So it's just the stuff, a transcript from the stuff that was said in the videos. But

if you prefer reading, you can have the blog information there. There will always be, like

Professor Meyer said, maybe two weeks delay in that because we need to prepare all the

blogs and also the images for the blogs. But it should be already when you start your exam

preparation. So this is just an additional help from us. So now I guess I shared the

wrong desktop. Question, can you see like my presentation, like pattern recognition theory

exercises? Yes. And then I just opened the chat on the, like this was the problem on

Wednesday that I could not see the chat and the presentation at the same time. So I now

have two monitors and should also be able to see the chat. So yeah, for the exercise,

for me it would, I would prefer if you would just, when you have questions that you just

ask the questions, just interrupt me. But if you prefer like not speaking loudly and

you can also just put your question on the chat and I try to stop from now and then and

to answer the questions. Okay, then I guess we can start. So how I will do the exercises

more or less like last year we had Blackboard exercises. So we could actually write and

what I will do now is I try to solve the problems by writing, deriving the equations and the

answers in a handwritten manner. So this is why some of the slides are empty and we will

fill them out during this session. But I've put always after the empty slides, a printed

version of the content that I'm going to write because like maybe my handwriting is very

bad or yeah, just to have a backup for this because yeah, I just suppose that yeah, then

you have a printed version that is more or less from the lecture and also a version that

you can have right now and take your own notes for understanding the content. So to start

with, let's do a short recap of what we did two weeks ago in theory exercises. So the

topic was base classifier. The base classifier from the concept, very simple. It just says

the decision rule is we take the class that has the highest posterior probability. So

our task is basically we know we get an X, which could be an arbitrary feature vector,

for example, 0.1 and 2 and our task is to determine Y. So Y is unknown in this case

and how do we decide on which Y we take? We basically calculate the posterior for all

the classes.
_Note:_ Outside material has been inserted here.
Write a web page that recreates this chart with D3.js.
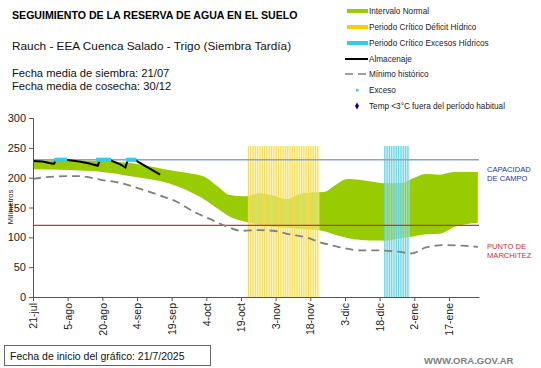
<!DOCTYPE html>
<html><head><meta charset="utf-8">
<script src="https://cdn.jsdelivr.net/npm/d3@7"></script>
<style>body{margin:0;background:#fff}svg{display:block;font-family:"Liberation Sans",Arial,sans-serif}</style>
</head><body><svg id="c" width="541" height="368"></svg>
<script>
// ---- data ----
const startDate = "2025-07-21";
const tickDays = [0,15,30,45,60,75,90,105,120,135,150,165,180];
const tickLabels = ["21-jul","5-ago","20-ago","4-sep","19-sep","4-oct","19-oct","3-nov","18-nov","3-dic","18-dic","2-ene","17-ene"];
const yTicks = [0,50,100,150,200,250,300];
const capacidad = 230;
const marchitez = 120;
// Intervalo normal: day offset, lower, upper
const bandDays  = [0,15,29,43,60,67,74,80,85,92,98,103,110,115,120,126,131,136,142,149,152,160,164,170,176,182,186,192.5];
const bandLower = [214,213,210,202,189,178,164,148,135,126,121,118,116,114,113,110,104,99,95.5,94.5,94.4,99,101,105,106,117,121,124.6];
const bandUpper = [229,229,228,224,212,208,202,185,171,169,174,171,164,172,175,176,188,197.8,196,192,190.5,191,198,206,205,209.5,209.5,209.5];
// Mínimo histórico
const minDays = [0,6,14,20,30,38,45,55,62,70,77,84,90,98,104,111,118,124,132,142,150,158,164,170,178,186,192.5];
const minVals = [198,201,202.5,202.5,196,191,183,170,160,142,130,118,111,112,111,105,100,92,84,78,78,76,73,83,87,86,84];
// Almacenaje
const almDays = [0,4,9,10,14,20,24,28,29,33,38,40,41,44,55];
const almVals = [228,227,223,230,230,227,224,220,230,230,222,217,230,230,205];
// Exceso days
const excesoDays = [10,11,12,13,14,28,29,30,31,32,33,41,42,43,44];
// Periodos críticos (daily columns)
const deficitStart = 93, deficitEnd = 123;
const excesoPerStart = 152, excesoPerEnd = 162;
const periodTop = 253;
const legendItems = ["Intervalo Normal","Periodo Crítico Déficit Hídrico","Periodo Crítico Excesos Hídricos","Almacenaje","Mínimo histórico","Exceso","Temp <3°C fuera del período habitual"];

// ---- scales ----
const svg = d3.select("#c");
const x = d3.scaleLinear().domain([0,193]).range([33,479]);
const y = d3.scaleLinear().domain([0,300]).range([297,118]);

// band
const bandData = bandDays.map((d,i)=>({d,lo:bandLower[i],hi:bandUpper[i]}));
svg.append("path").datum(bandData)
  .attr("d",d3.area().x(d=>x(d.d)).y0(d=>y(d.lo)).y1(d=>y(d.hi)).curve(d3.curveMonotoneX))
  .attr("fill","#99cc00");

// periods
const gP = svg.append("g");
function period(s,e,fill,line,op){
  const days = d3.range(s,e+1);
  gP.selectAll(null).data(days).enter().append("rect")
    .attr("x",d=>x(d)).attr("width",x(1)-x(0))
    .attr("y",y(periodTop)).attr("height",y(0)-y(periodTop))
    .attr("fill",fill).attr("opacity",op);
  gP.selectAll(null).data(days).enter().append("line")
    .attr("x1",d=>x(d)+0.5).attr("x2",d=>x(d)+0.5)
    .attr("y1",y(periodTop)).attr("y2",y(0))
    .attr("stroke",line).attr("stroke-width",1.1).attr("opacity",0.85);
}
period(deficitStart,deficitEnd,"#fff09a","#f2d94e",0.6);
period(excesoPerStart,excesoPerEnd,"#b3ebf3","#55cde0",0.6);

// reference lines
svg.append("line").attr("x1",x(0)).attr("x2",x(193)).attr("y1",y(capacidad)).attr("y2",y(capacidad))
  .attr("stroke","#8ea4bf").attr("stroke-width",1.5);
svg.append("line").attr("x1",x(0)).attr("x2",x(193)).attr("y1",y(marchitez)).attr("y2",y(marchitez))
  .attr("stroke","#c0392b").attr("stroke-width",1.2);

// min historico
svg.append("path").datum(minDays.map((d,i)=>[d,minVals[i]]))
  .attr("d",d3.line().x(d=>x(d[0])).y(d=>y(d[1])).curve(d3.curveMonotoneX))
  .attr("fill","none").attr("stroke","#808080").attr("stroke-width",1.8).attr("stroke-dasharray","8,5");

// almacenaje
svg.append("path").datum(almDays.map((d,i)=>[d,almVals[i]]))
  .attr("d",d3.line().x(d=>x(d[0])).y(d=>y(d[1])))
  .attr("fill","none").attr("stroke","#000").attr("stroke-width",2);

// exceso markers
svg.selectAll(null).data(excesoDays).enter().append("rect")
  .attr("x",d=>x(d)-1.8).attr("width",3.6).attr("y",y(capacidad)-2).attr("height",4)
  .attr("fill","#33ccee");

// axes
const yAxis = svg.append("g").attr("transform","translate(33,0)")
  .call(d3.axisLeft(y).tickValues(yTicks).tickSize(4).tickPadding(3));
const xAxis = svg.append("g").attr("transform","translate(0,297)")
  .call(d3.axisBottom(x).tickValues(tickDays).tickFormat((d,i)=>tickLabels[i]).tickSize(4).tickSizeOuter(0));
[yAxis,xAxis].forEach(g=>{
  g.select(".domain").attr("stroke","#555");
  g.selectAll(".tick line").attr("stroke","#555");
  g.selectAll("text").attr("fill","#222").style("font-size","11px").style("font-family","Liberation Sans, Arial");
});
xAxis.selectAll(".tick text").attr("transform","rotate(-90)").attr("text-anchor","end")
  .attr("x",-6).attr("y",0).attr("dy","0.35em").style("font-size","10.5px");

svg.append("text").attr("transform","translate(13,207) rotate(-90)").attr("text-anchor","middle")
  .style("font-size","7.5px").attr("fill","#222").text("Milímetros");

// titles
svg.append("text").attr("x",12).attr("y",19).style("font-size","10.6px").style("font-weight","bold").attr("fill","#000")
  .text("SEGUIMIENTO DE LA RESERVA DE AGUA  EN EL SUELO");
svg.append("text").attr("x",12).attr("y",50).style("font-size","11.8px").attr("fill","#111")
  .text("Rauch  - EEA Cuenca Salado - Trigo (Siembra Tardía)");
svg.append("text").attr("x",12).attr("y",76.5).style("font-size","11.2px").attr("fill","#111").text("Fecha media de siembra: 21/07");
svg.append("text").attr("x",12).attr("y",89.5).style("font-size","11.2px").attr("fill","#111").text("Fecha media de cosecha: 30/12");

// legend
const lg = svg.append("g");
const ly = [11,27,43,59,74,90,106];
legendItems.forEach((t,i)=>{
  lg.append("text").attr("x",369).attr("y",ly[i]+3).style("font-size","8.2px").attr("fill","#222").text(t);
});
lg.append("rect").attr("x",347).attr("y",ly[0]-2).attr("width",21).attr("height",4).attr("fill","#99cc00");
lg.append("rect").attr("x",347).attr("y",ly[1]-2).attr("width",21).attr("height",4).attr("fill","#ffcc00");
lg.append("rect").attr("x",347).attr("y",ly[2]-2).attr("width",21).attr("height",4).attr("fill","#33ccee");
lg.append("line").attr("x1",345).attr("x2",368).attr("y1",ly[3]).attr("y2",ly[3]).attr("stroke","#000").attr("stroke-width",2);
lg.append("line").attr("x1",345).attr("x2",368).attr("y1",ly[4]).attr("y2",ly[4]).attr("stroke","#808080").attr("stroke-width",1.5).attr("stroke-dasharray","8,5");
lg.append("rect").attr("x",356).attr("y",ly[5]-1).attr("width",2.5).attr("height",2.5).attr("fill","#33ccee");
lg.append("path").attr("d",d3.symbol(d3.symbolDiamond,14)()).attr("transform",`translate(357,${ly[6]})`).attr("fill","#000099");

// right labels
const rl = [["CAPACIDAD",172,"#333399"],["DE  CAMPO",181,"#333399"],["PUNTO  DE",249,"#cc3333"],["MARCHITEZ",258,"#cc3333"]];
rl.forEach(r=>svg.append("text").attr("x",487).attr("y",r[1]).style("font-size","7.6px").attr("fill",r[2]).text(r[0]));

// footer
svg.append("rect").attr("x",4.5).attr("y",345.5).attr("width",206).attr("height",20).attr("fill","none").attr("stroke","#666");
svg.append("text").attr("x",10).attr("y",360).style("font-size","10.5px").attr("fill","#111").text("Fecha de inicio del gráfico:  21/7/2025");
svg.append("text").attr("x",424).attr("y",364).style("font-size","9.5px").style("font-weight","bold").attr("fill","#808080").text("WWW.ORA.GOV.AR");
</script></body></html>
Let's say we have two classes and we would calculate our posterior for Y

being 0 given X is 0 this vector and we could calculate this and this will yield us a probability.

For example, 0.8 and then we would calculate the posterior for the other class, which in

this case will be lower because this has all to add up to 1. Of course, the probability

for this one here will be 0.2. So this adds up to 1. And what does the base classifier

do? It just takes that class that has the highest posterior probability. So this would

be in this case we take class 0 because we have a higher probability for class 0, 80%

and 20% would be the probability of being wrong.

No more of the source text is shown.